What’s the matter with Trader Joe’s?
Obviously, not everything. It’s doubtful the company that owns and operates equally cult-like, cut rate grocer Aldi would expand into the Kansas City market if things weren’t going pretty well. Yet while much has been said about Trader Joe’s Two Buck Chuck wine ( still selling for $1.99 in Tucson but a buck more in KC) and its generous return policy, little has been written or reported about the actual Trader Joe’s shopping experience.
"It’s hell," says 30-something Topeka mom Kimberly Gerlach, recruited to check out KC’s twin TJ’s. "It’s just hard to shop there."
Put another way, the shopping experience at both Trader Joe’s here is a cluster fuck.
Gerlach’s bottom line after back-to-back visits:
"I’d go there again for wine and produce, but that’s about it. I hate it, I hate the shopping experience. And I hate that bell they’re constantly ringing at the checkouts up front because they add to the chaos."
The primary problem: the constant bustle and kinetic shopping pace that pervades both stores.
"It’s noisy–it’s really noisy – irritating, actually," Gerlach says. "I don’t want to be in here very long. I want to get in and I want to get out. I mean, it’s nice to see things like chocolate-covered potato chips but…"
Wheeling a cart through Trader Joe’s at Ward Parkway is like playing adult bumper cars. The store’s are small compared to most supermarkets, and even with mid-level traffic, there’s simply no standing still and pondering your selections. Too many other shoppers are anxiuously whizzing by, anxious to jam into to the exact space you are occupying.
It’s uncanny, actually…
"It’s the most anonymous grocery shopping experience I’ve ever had," Gerlach says. "I mean, you’re so busy looking out for other people that you don’t even see people as fellow shoppers. You see them as obstacles. And I myself feel like an obstacle to others in their shopping experience.
"I go to grocery stores all the time and it isn’t this loud and I don’t feel like I’m in a race to the finish. Here, I feel like if I don’t laser in and scoop something off the shelf, I’m done for. I can’t stop to think about what I want to buy. I don’t like the atmosphere – it’s too hectic."
How hectic is? So much so that even a Trader Joe’s manager racing a massive dolly loaded to the gills and followed by another cart carrying TJ staffer barrels through a crowd of wary shoppers with the warning: "Gotta go, quick!"

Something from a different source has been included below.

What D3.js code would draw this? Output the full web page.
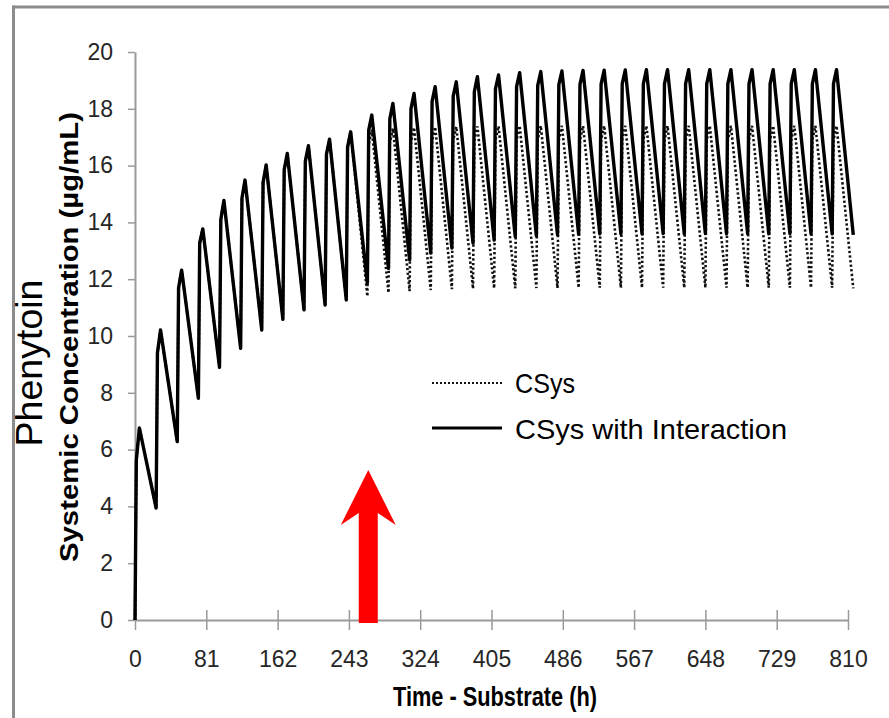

"I don’t get to enjoy looking and shopping for food because I’m always in the way of someone else," Gerlach says. "And someone else is always in the way of me. I think even people who like the store will agree it’s a shitty shopping experience."
The wildest thing to go down at Trader Joe’s Ward Parkway to date?
"Frank Black, frontman for the Pixies was in," says TJ checkout dude Shawn. "He was at Knuckleheads one night and was just out shopping."
The one in Leawood is less crowded and larger in size. We’re driving in from Cass County anyway so we just go to that one.
shallow idiots
oh my god…some old lady can’t block out the shopping lane looking for pickled tomatoes…what a shame you shallow people,.
Have you nothing better to do in life than to worry about shopping in a miniscule store…come on you idiots who cares…its
a store…you act like its a broadway play or a opera. Is this what you live for…to go shoppoing for shit at trader joes and when
you find other people with the same lack of life you harp about the experience.
Get to the store…get your crap….check it out…then get the fuck back home to waste more time.
You people are pathetic…its the experience!!!!!!!!! How is shopping an experience….
Hernia…did you make this shit up? Noone would really talk about shopping like this would they?
Hollister’s Comment
The one in Leawood is less crowded for one reason—it can’t sell wine.
Frank Black is the shit!
That is all
That’s right, but we swooped thru Leawood yesterday afternoon and it was the same cluster fuck as Ward Parkway.
You can’t stand still for more than maybe two seconds before another shopper is jockeying to get past or to where you exactly are. The aisles were constantly clogged. I took a half step back from the coffee sample table at the back and practically wiped out a senior citizen that was “following too closely.”
Look, I go to standing room only concerts all the time and never give it a second thought.
But it’s distracting (in a lame way) to be trapped in a constant state of annoying alert while engaging in something as mundane as grocery shopping.
someone please remind me why you all actually bother going
there if it’s so crowded and stressful. I can go to Price Chopper or Hy-Vee with absolutely no stress at 10pm at night and get good, healthy, fair-priced food in relative peace.
Having the Trader Joe’s logo on food doesn’t make the food taste any better. Reminds me of 7th grade when some believed a Ralph Lauren Polo shirt was better at covering their upper body than the equivalent Knights of the Round Table polo shirt.
Well, for a lot of people it’s the combination of cachet (marketing) and additive free ingredients (allegedly).
However, the shoppers I interviewed in Tucson last year thot that Trader Joe’s was a poor man’s Whole Foods and a haven for posers.